Two of Congress’s primary functions are to oversee the other branches and decide how tax monies get spent.
“Both of those are under attack at the moment by the executive branch,” Kircher said: the first by the administration’s stonewalling of congressional inquiries; the second by Trump’s move to spend $8 billion on a wall at the southern US border without congressional authorization. (House Democrats are suing over that, too.)
“If Congress loses either of those, it is a vastly, vastly weakened institution,” said Kircher.
“I’ve always been a defender of presidential power, but this is a situation where the Trump administration has run amok,” said presidential historian Douglas Brinkley.
Laurence Tribe, a Harvard constitutional law professor and a political liberal, called Trump’s blanket refusals to comply with numerous subpoenas and other requests “completely unprecedented in the history of the United States.”
Trump’s legal argument that Congress has no power to probe corruption or crime by the president is “tantamount to the dictatorial proposition that, being president, Trump is completely beyond the reach of law,” said Tribe, who has consulted in a separate lawsuit filed by congressional Democrats that charges Trump’s private businesses violate the Constitution’s emoluments clause barring gifts or payments from foreign governments.
Tussles between the executive and legislative branches don’t usually end up in contempt charges and lawsuits, because the two sides need one another to get things done, “and tend to find a way to resolve their differences,” said Sarah Binder, an expert on Congress and a political science professor at George Washington University.
A presidential administration, she noted, usually has a well-defined policy agenda and anticipates needing Congress to get it enacted.

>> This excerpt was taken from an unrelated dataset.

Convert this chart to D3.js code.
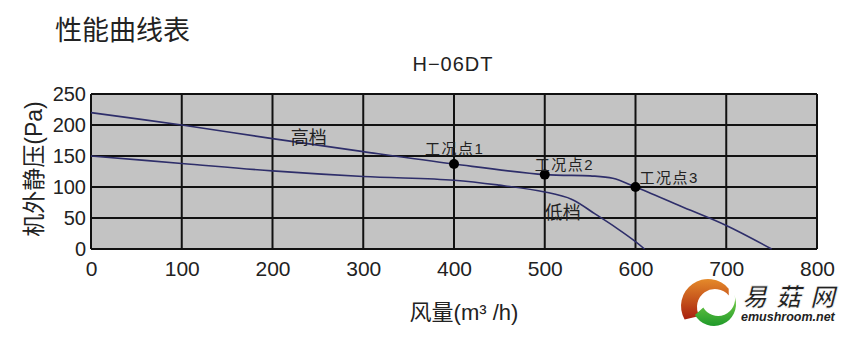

But Trump doesn’t have much of a legislative agenda and Democrats don’t have total power over spending to use as leverage, all of which “limits Congress’s ability to fight back,” Binder said.
With few exceptions, congressional Republicans are siding with Trump. (On Saturday, GOP Representative Justin Amash tweeted that the redacted version of the Mueller report convinced him Trump “engaged in impeachable conduct.”) But an otherwise sharply divided Congress further weakens its ability to assert oversight authority.

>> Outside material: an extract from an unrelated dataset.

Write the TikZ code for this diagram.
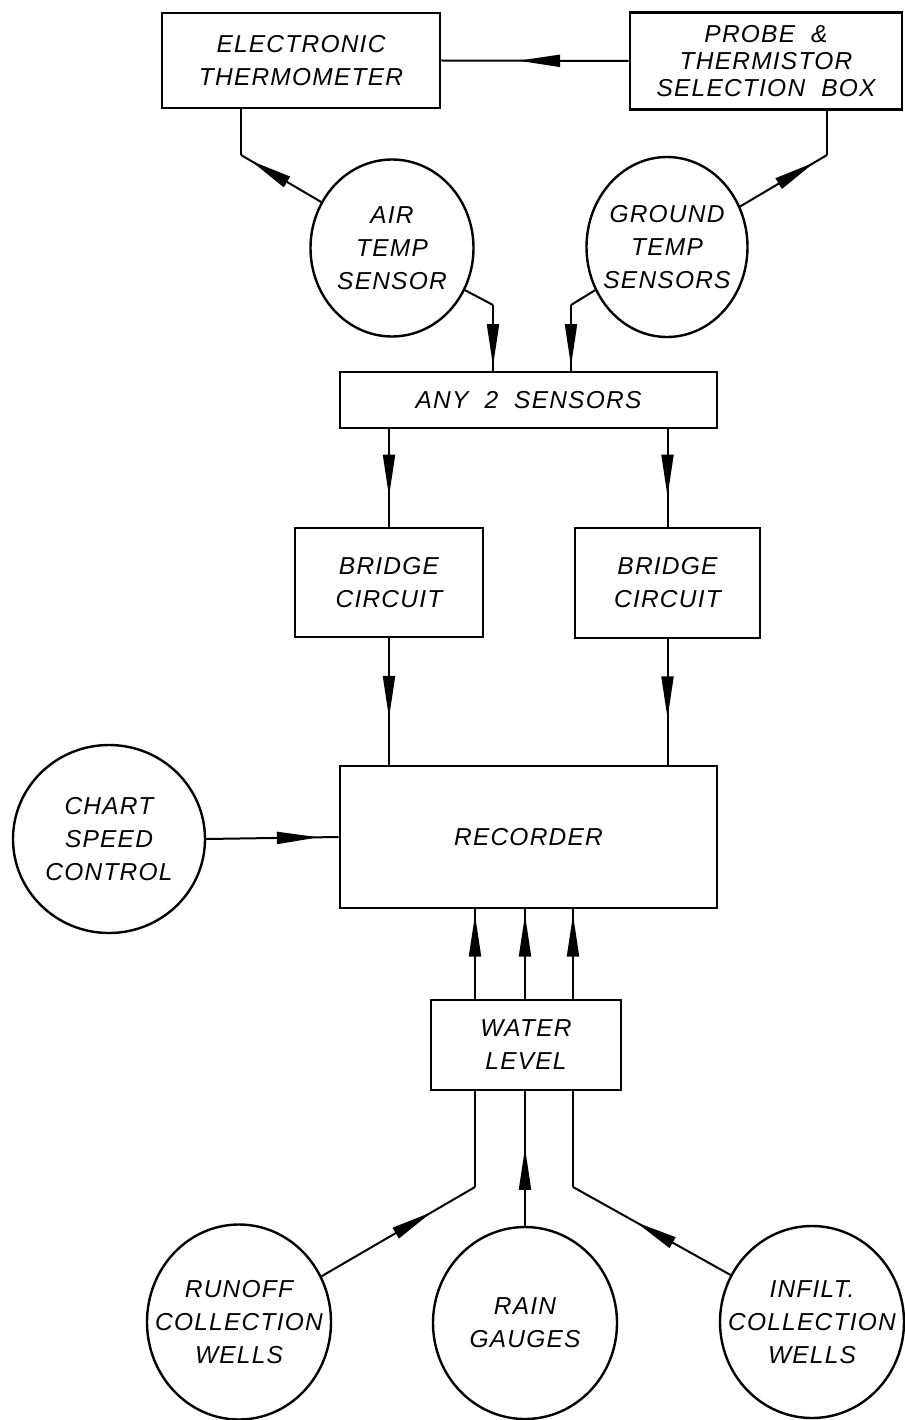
\documentclass[tikz,border=0pt]{standalone}
\usepackage{fontspec}
\newfontfamily\lett{Liberation Sans}[LetterSpace=5]
\usetikzlibrary{arrows.meta,decorations.markings,shapes.geometric}
\begin{document}
\begin{tikzpicture}[x=1pt,y=-1pt,
  txt/.style={font=\lett\itshape\fontsize{24.5}{33}\selectfont, align=center},
  box/.style={draw, line width=2.6pt, rectangle, inner sep=0pt, txt},
  circ/.style={draw, line width=2.4pt, ellipse, inner sep=0pt},
  lbl/.style={txt},
  conn/.style={line width=2pt},
  arrowat/.style={postaction={decorate}, decoration={markings, mark=at position #1 with {\arrow{Triangle[length=42pt,width=12pt]}}}},
]
\useasboundingbox (0,0) rectangle (904,1420);
\fill[white] (0,0) rectangle (904,1420);

% boxes
\node[box, minimum width=278pt, minimum height=95pt] (therm) at (301,60.5) {ELECTRONIC\\THERMOMETER};
\node[box, minimum width=272pt, minimum height=97pt, font=\lett\itshape\fontsize{24.5}{27}\selectfont] (probe) at (766,61) {PROBE \ \&\\THERMISTOR\\SELECTION \ BOX};
\node[box, minimum width=377pt, minimum height=56pt] (any2) at (528.5,400) {ANY \ 2 \ SENSORS};
\node[box, minimum width=188pt, minimum height=109pt] (br1) at (389,582.5) {BRIDGE\\CIRCUIT};
\node[box, minimum width=185pt, minimum height=110pt] (br2) at (667.5,583) {BRIDGE\\CIRCUIT};
\node[box, minimum width=377pt, minimum height=142pt] (rec) at (528.5,837) {RECORDER};
\node[box, minimum width=190pt, minimum height=90pt] (water) at (526,1045) {WATER\\LEVEL};

% circles
\node[circ, minimum width=163pt, minimum height=177pt, label={[lbl]center:AIR\\TEMP\\SENSOR}] (air) at (392,248) {};
\node[circ, minimum width=161pt, minimum height=180pt, label={[lbl]center:GROUND\\TEMP\\SENSORS}] (ground) at (667,247) {};
\node[circ, minimum width=192pt, minimum height=188pt, label={[lbl]center:CHART\\SPEED\\CONTROL}] (chart) at (109,839) {};
\node[circ, minimum width=184pt, minimum height=195pt, label={[lbl]center:RUNOFF\\COLLECTION\\WELLS}] (runoff) at (239,1322) {};
\node[circ, minimum width=184pt, minimum height=192pt, label={[lbl]center:RAIN\\GAUGES}] (rain) at (525,1323) {};
\node[circ, minimum width=184pt, minimum height=192pt, label={[lbl]center:INFILT.\\COLLECTION\\WELLS}] (infilt) at (812,1322) {};

% bend points
\coordinate (b1) at (241,155);
\coordinate (b2) at (827,155);
\coordinate (b3) at (493,305);
\coordinate (b4) at (571,305);
\coordinate (wl) at (475,1187);
\coordinate (wm) at (525,1187);
\coordinate (wr) at (573,1187);

% top connectors
\draw[conn, arrowat=0.59] (probe.west) -- (therm.east);
\draw[conn] (therm.south -| b1) -- (b1);
\draw[conn, arrowat=0.88] (air.147) -- (b1);
\draw[conn] (probe.south -| b2) -- (b2);
\draw[conn, arrowat=0.86] (ground.29) -- (b2);

% sensors to selector
\draw[conn] (air.-30) -- (b3);
\draw[conn, arrowat=0.93] (b3) -- (b3 |- any2.north);
\draw[conn] (ground.211) -- (b4);
\draw[conn, arrowat=0.93] (b4) -- (b4 |- any2.north);

% selector to bridges
\draw[conn, arrowat=0.69] (br1.north |- any2.south) -- (br1.north);
\draw[conn, arrowat=0.69] (br2.north |- any2.south) -- (br2.north);

% bridges to recorder
\draw[conn, arrowat=0.63] (br1.south) -- (br1.south |- rec.north);
\draw[conn, arrowat=0.63] (br2.south) -- (br2.south |- rec.north);

% chart speed
\draw[conn, arrowat=0.85] (chart.east) -- (rec.west);

% water level to recorder
\draw[conn, arrowat=0.94] (wl |- water.north) -- (wl |- rec.south);
\draw[conn, arrowat=0.94] (wm |- water.north) -- (wm |- rec.south);
\draw[conn, arrowat=0.94] (wr |- water.north) -- (wr |- rec.south);

% sources to water level
\draw[conn, arrowat=0.72] (runoff.29) -- (wl);
\draw[conn] (wl) -- (wl |- water.south);
\draw[conn, arrowat=0.58] (rain.north) -- (rain.north |- water.south);
\draw[conn, arrowat=0.6] (infilt.150) -- (wr);
\draw[conn] (wr) -- (wr |- water.south);
\end{tikzpicture}
\end{document}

In past major constitutional clashes, members of Congress from the president’s party pushed back against executive misconduct. Republican lawmakers eventually turned on Nixon and backed impeachment. When Franklin D. Roosevelt won reelection by a landslide in 1936 and proposed adding more justices to the Supreme Court, “it was the Democratic Party who told FDR that’s a bridge too far,” said Brinkley.
Given the current partisan resistance, House Speaker Nancy Pelosi continues to reject calls to initiate impeachment proceedings. So it may be up to the third branch of government — the courts — to referee the dispute. But legal experts say the fights may proceed slowly in the courts, and possibly leave key questions unresolved before the 2020 election. Indeed, many observers believe Trump is pursuing a legal strategy of delay.
“We’re at the beginning of a very lengthy and rather complicated and various process,” given the numerous prongs of the broader standoff, and the complexities embedded in each case, said Harvard law professor Charles Fried, who was solicitor general under President Ronald Reagan. The slowness of the legal process will likely work to Trump’s political favor, he said.
“The longer it drags out and the more technical it gets, the more the public loses patience and interest with it,” he said.
Sarah Binder of George Washington University said there’s another party who can help decide the separation of powers question at the heart of the current fight: voters.
Scholars will almost certainly over-interpret the coming “electoral reckoning,” she said, but if Trump were to lose in 2020, “it would certainly be interpreted as a rejection of this imperial president.” On the other hand, if he wins, she said, it may amount to “an electoral shrug, that sure, presidents can exert these powers and get away with it.”